▶ [INSTRUCTIONS FOR THE TASK]:
Print word for word the first line of the listing below and every line after it, through the line with "const yTicks = [0, 10, 20, 30, 40, 50];". Leave out the pictures and the rest.

▶ [MATERIAL PROVIDED]:

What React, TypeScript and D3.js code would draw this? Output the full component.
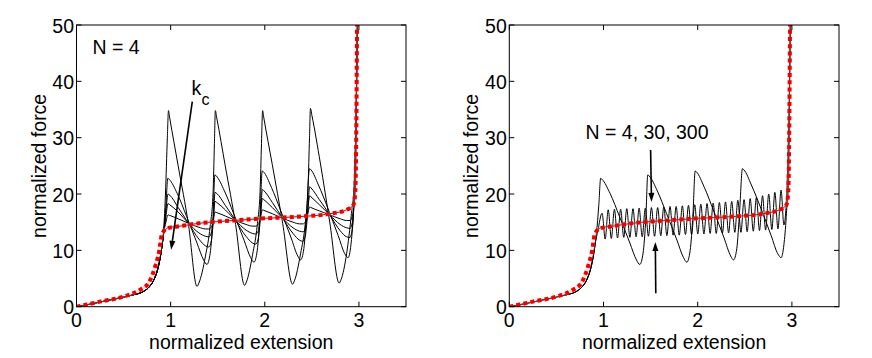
import React from "react";
import * as d3 from "d3";

type Pt = [number, number];

// axis ticks
const xTicks = [0, 1, 2, 3];
const yTicks = [0, 10, 20, 30, 40, 50];

// shared toe of the black curves (normalized extension, normalized force)
const toeBlack: Pt[] = [
  [0, 0], [0.1, 0.3], [0.2, 0.65], [0.3, 1.0], [0.4, 1.35], [0.5, 1.7],
  [0.6, 2.1], [0.7, 2.6], [0.76, 3.3], [0.82, 4.7], [0.86, 6.5], [0.89, 8.8], [0.91, 11],
];

// continuum limit (red dotted)
const redCurve: Pt[] = [
  [0, 0], [0.1, 0.35], [0.25, 0.9], [0.5, 1.8], [0.675, 3.0], [0.765, 4.2], [0.835, 7.1],
  [0.88, 10], [0.905, 12.7], [0.96, 13.9], [1.1, 14.3], [1.3, 14.8], [1.67, 15.3],
  [2.02, 15.7], [2.38, 16], [2.73, 16.6], [2.87, 17.2], [2.94, 18], [2.96, 20],
  [2.97, 27.8], [2.98, 50],
];

// smooth black curve (large k_c / N = 300)
const smoothTail: Pt[] = [
  [0.93, 13.2], [0.97, 14], [1.1, 14.3], [1.3, 14.8], [1.67, 15.3], [2.02, 15.7],
  [2.38, 16], [2.73, 16.6], [2.87, 17.2], [2.94, 18], [2.96, 20], [2.97, 27.8], [2.98, 50],
];

// N = 4 curves for increasing k_c
const kc1Tail: Pt[] = [
  [0.92, 12.5], [0.945, 20], [0.965, 30], [0.977, 34.8], [0.99, 33.5], [1.08, 25], [1.19, 14.5],
  [1.28, 3.6], [1.30, 4.2], [1.37, 9], [1.42, 14.3], [1.45, 20], [1.465, 29], [1.475, 34.8],
  [1.49, 33.5], [1.58, 25], [1.69, 14.6], [1.785, 3.8], [1.805, 4.4], [1.87, 9.2], [1.92, 14.5],
  [1.95, 20.5], [1.965, 29], [1.977, 34.8], [1.99, 33.5], [2.08, 25.2], [2.19, 14.8], [2.295, 4],
  [2.315, 4.6], [2.38, 9.4], [2.43, 14.8], [2.46, 21.5], [2.475, 30], [2.485, 35.2], [2.5, 34],
  [2.59, 25.5], [2.69, 15], [2.79, 4.2], [2.81, 4.8], [2.87, 9.5], [2.92, 16.5], [2.95, 22],
  [2.965, 30], [2.98, 45], [2.985, 50],
];
const kc2Tail: Pt[] = [
  [0.925, 13], [0.95, 18], [0.97, 22.8], [0.985, 22.6], [1.07, 20.1], [1.17, 16], [1.28, 11.3],
  [1.35, 8.3], [1.385, 7.5], [1.42, 9.5], [1.45, 16], [1.47, 23.4], [1.485, 23.2], [1.57, 20.6],
  [1.67, 16.5], [1.78, 11.8], [1.85, 8.7], [1.885, 7.9], [1.92, 10], [1.95, 16.5], [1.973, 24.1],
  [1.988, 23.9], [2.07, 21.2], [2.17, 17], [2.28, 12.2], [2.35, 9], [2.38, 8.3], [2.415, 10.3],
  [2.445, 17], [2.475, 24.5], [2.49, 24.3], [2.57, 21.6], [2.67, 17.5], [2.78, 12.6], [2.85, 9.4],
  [2.885, 8.7], [2.915, 11], [2.94, 16], [2.955, 21], [2.97, 32], [2.98, 45], [2.985, 50],
];
const kc3Tail: Pt[] = [
  [0.925, 13], [0.95, 17], [0.972, 20], [0.99, 19.8], [1.08, 17.6], [1.19, 14.8], [1.30, 12],
  [1.37, 10.8], [1.405, 10.6], [1.43, 11.5], [1.45, 14.5], [1.472, 20.3], [1.49, 20.1], [1.58, 18],
  [1.69, 15.3], [1.80, 12.5], [1.87, 11.3], [1.905, 11.1], [1.93, 12], [1.95, 15], [1.975, 20.8],
  [1.99, 20.6], [2.08, 18.5], [2.19, 15.7], [2.30, 13], [2.37, 11.8], [2.405, 11.6], [2.43, 12.5],
  [2.45, 15.5], [2.477, 21.3], [2.49, 21.1], [2.58, 19], [2.69, 16.3], [2.80, 13.5], [2.87, 12.4],
  [2.905, 12.3], [2.93, 14], [2.95, 20], [2.965, 30], [2.98, 45], [2.985, 50],
];
const kc4Tail: Pt[] = [
  [0.925, 13], [0.95, 16], [0.972, 18.3], [0.99, 18.1], [1.08, 16.8], [1.19, 14.8], [1.30, 13.1],
  [1.37, 12.5], [1.405, 12.4], [1.43, 13], [1.45, 15], [1.472, 18.7], [1.49, 18.5], [1.58, 17.2],
  [1.69, 15.3], [1.80, 13.6], [1.87, 13], [1.905, 12.9], [1.93, 13.4], [1.95, 15.5], [1.975, 19.2],
  [1.99, 19], [2.08, 17.6], [2.19, 15.7], [2.30, 14], [2.37, 13.4], [2.405, 13.3], [2.43, 13.8],
  [2.45, 16], [2.477, 19.7], [2.49, 19.5], [2.58, 18.1], [2.69, 16.3], [2.80, 14.6], [2.87, 14],
  [2.905, 13.9], [2.93, 15], [2.95, 20], [2.965, 30], [2.98, 45], [2.985, 50],
];
const kc5Tail: Pt[] = [
  [0.925, 13], [0.95, 15], [0.972, 16.3], [0.99, 16.2], [1.08, 15.6], [1.19, 14.8], [1.30, 14.1],
  [1.37, 13.8], [1.405, 13.8], [1.43, 14.1], [1.45, 15], [1.472, 16.8], [1.49, 16.7], [1.58, 16.1],
  [1.69, 15.3], [1.80, 14.6], [1.87, 14.3], [1.905, 14.3], [1.93, 14.6], [1.95, 15.5], [1.975, 17.2],
  [1.99, 17.1], [2.08, 16.5], [2.19, 15.7], [2.30, 15], [2.37, 14.7], [2.405, 14.7], [2.43, 15],
  [2.45, 16], [2.477, 17.7], [2.49, 17.6], [2.58, 17], [2.69, 16.3], [2.80, 15.6], [2.87, 15.3],
  [2.905, 15.3], [2.93, 16], [2.95, 20], [2.965, 30], [2.98, 45], [2.985, 50],
];

// N = 30 oscillation (right panel)
const n30Tail: Pt[] = [
  [0.94, 13.5], [0.985, 16.6], [1.018, 12.0], [1.05, 17.2], [1.083, 12.1], [1.116, 17.3], [1.149, 12.2],
  [1.182, 17.3], [1.215, 12.3], [1.247, 17.4], [1.28, 12.3], [1.313, 17.4], [1.346, 12.4],
  [1.378, 17.5], [1.411, 12.4], [1.444, 17.5], [1.477, 12.5], [1.509, 17.6], [1.542, 12.5],
  [1.575, 17.6], [1.608, 12.6], [1.64, 17.7], [1.673, 12.6], [1.706, 17.8], [1.739, 12.7],
  [1.771, 17.8], [1.804, 12.7], [1.837, 17.9], [1.87, 12.8], [1.902, 18.0], [1.935, 12.8],
  [1.968, 18.1], [2.001, 12.9], [2.033, 18.2], [2.066, 12.9], [2.099, 18.3], [2.132, 13.0],
  [2.164, 18.4], [2.197, 13.0], [2.23, 18.5], [2.263, 13.1], [2.295, 18.6], [2.328, 13.1],
  [2.361, 18.7], [2.394, 13.2], [2.426, 18.9], [2.459, 13.2], [2.492, 19.0], [2.525, 13.3],
  [2.557, 19.2], [2.59, 13.4], [2.623, 19.4], [2.656, 13.5], [2.688, 19.7], [2.721, 13.6],
  [2.754, 20.0], [2.787, 13.7], [2.819, 20.3], [2.852, 13.8], [2.885, 20.7], [2.915, 14.5],
  [2.945, 20], [2.96, 28], [2.975, 40], [2.985, 50],
];

const smooth = toeBlack.concat(smoothTail);
const kc1 = toeBlack.concat(kc1Tail);
const kc2 = toeBlack.concat(kc2Tail);
const kc3 = toeBlack.concat(kc3Tail);
const kc4 = toeBlack.concat(kc4Tail);
const kc5 = toeBlack.concat(kc5Tail);
const n30 = toeBlack.concat(n30Tail);

const FONT = "'Liberation Sans', Arial, Helvetica, sans-serif";
const TOP = 25;
const BOTTOM = 306.7;

function Arrow({ from, to }: { from: Pt; to: Pt }) {
  const [x1, y1] = from;
  const [x2, y2] = to;
  const a = Math.atan2(y2 - y1, x2 - x1);
  const len = 9, w = 3;
  const bx = x2 - len * Math.cos(a), by = y2 - len * Math.sin(a);
  const p = `${x2},${y2} ${bx + w * Math.sin(a)},${by - w * Math.cos(a)} ${bx - w * Math.sin(a)},${by + w * Math.cos(a)}`;
  return (
    <g>
      <line x1={x1} y1={y1} x2={bx} y2={by} stroke="#000" strokeWidth={1.6} />
      <polygon points={p} fill="#000" />
    </g>
  );
}

function Panel({ id, left, right, curves, children }: any) {
  const x = d3.scaleLinear().domain([0, 3.5]).range([left, right]);
  const y = d3.scaleLinear().domain([0, 50]).range([BOTTOM, TOP]);
  const line = d3.line<Pt>().x((d) => x(d[0])).y((d) => y(d[1])).curve(d3.curveMonotoneX);
  const ticklen = 5;
  return (
    <g fontFamily={FONT}>
      <defs>
        <clipPath id={id}>
          <rect x={left} y={TOP} width={right - left} height={BOTTOM - TOP} />
        </clipPath>
      </defs>
      <g clipPath={`url(#${id})`}>
        {curves.map((c: Pt[], i: number) => (
          <path key={i} d={line(c) || ""} fill="none" stroke="#000" strokeWidth={1} />
        ))}
        <path d={line(redCurve) || ""} fill="none" stroke="#f2b8b8" strokeWidth={4} opacity={0.35} />
        <path d={line(redCurve) || ""} fill="none" stroke="#f00000" strokeWidth={4} strokeDasharray="4 3.2" />
      </g>
      <rect x={left} y={TOP} width={right - left} height={BOTTOM - TOP} fill="none" stroke="#000" strokeWidth={1} />
      {xTicks.map((t) => (
        <g key={"x" + t}>
          <line x1={x(t)} x2={x(t)} y1={BOTTOM} y2={BOTTOM - ticklen} stroke="#000" />
          <line x1={x(t)} x2={x(t)} y1={TOP} y2={TOP + ticklen} stroke="#000" />
          <text x={x(t)} y={326.5} fontSize={19.5} textAnchor="middle">{t}</text>
        </g>
      ))}
      {yTicks.map((t) => (
        <g key={"y" + t}>
          <line x1={left} x2={left + ticklen} y1={y(t)} y2={y(t)} stroke="#000" />
          <line x1={right} x2={right - ticklen} y1={y(t)} y2={y(t)} stroke="#000" />
          <text x={left - 2.5} y={y(t) + 7.5} fontSize={19.5} textAnchor="end">{t}</text>
        </g>
      ))}
      <text x={(left + right) / 2} y={348.5} fontSize={19.5} textAnchor="middle">normalized extension</text>
      <text transform={`translate(${left - 31},${(TOP + BOTTOM) / 2}) rotate(-90)`} fontSize={19.5} textAnchor="middle">
        normalized force
      </text>
      {children(x, y)}
    </g>
  );
}

export default function App() {
  return (
    <svg width={872} height={358} style={{ position: "absolute", left: 0, top: 0, background: "#fff" }}>
      <rect width={872} height={358} fill="#fff" />
      <Panel id="clipL" left={76.5} right={406} curves={[smooth, kc5, kc4, kc3, kc2, kc1]}>
        {(x: any, y: any) => (
          <g fontFamily={FONT}>
            <text x={92.5} y={53.5} fontSize={19.5}>N = 4</text>
            <text x={191.5} y={95} fontSize={19.5}>k</text>
            <text x={201.5} y={105} fontSize={16}>c</text>
            <Arrow from={[x(1.23), y(36.4)]} to={[x(1.005), y(10.1)]} />
          </g>
        )}
      </Panel>
      <Panel id="clipR" left={509.3} right={839} curves={[smooth, n30, kc2]}>
        {(x: any, y: any) => (
          <g fontFamily={FONT}>
            <text x={585.5} y={138.5} fontSize={19.5}>N = 4, 30, 300</text>
            <Arrow from={[x(1.5), y(27.8)]} to={[x(1.51), y(18.6)]} />
            <Arrow from={[x(1.555), y(2.4)]} to={[x(1.55), y(11.5)]} />
          </g>
        )}
      </Panel>
    </svg>
  );
}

▶ [RESULT]:
What React, TypeScript and D3.js code would draw this? Output the full component.
import React from "react";
import * as d3 from "d3";

type Pt = [number, number];

// axis ticks
const xTicks = [0, 1, 2, 3];
const yTicks = [0, 10, 20, 30, 40, 50];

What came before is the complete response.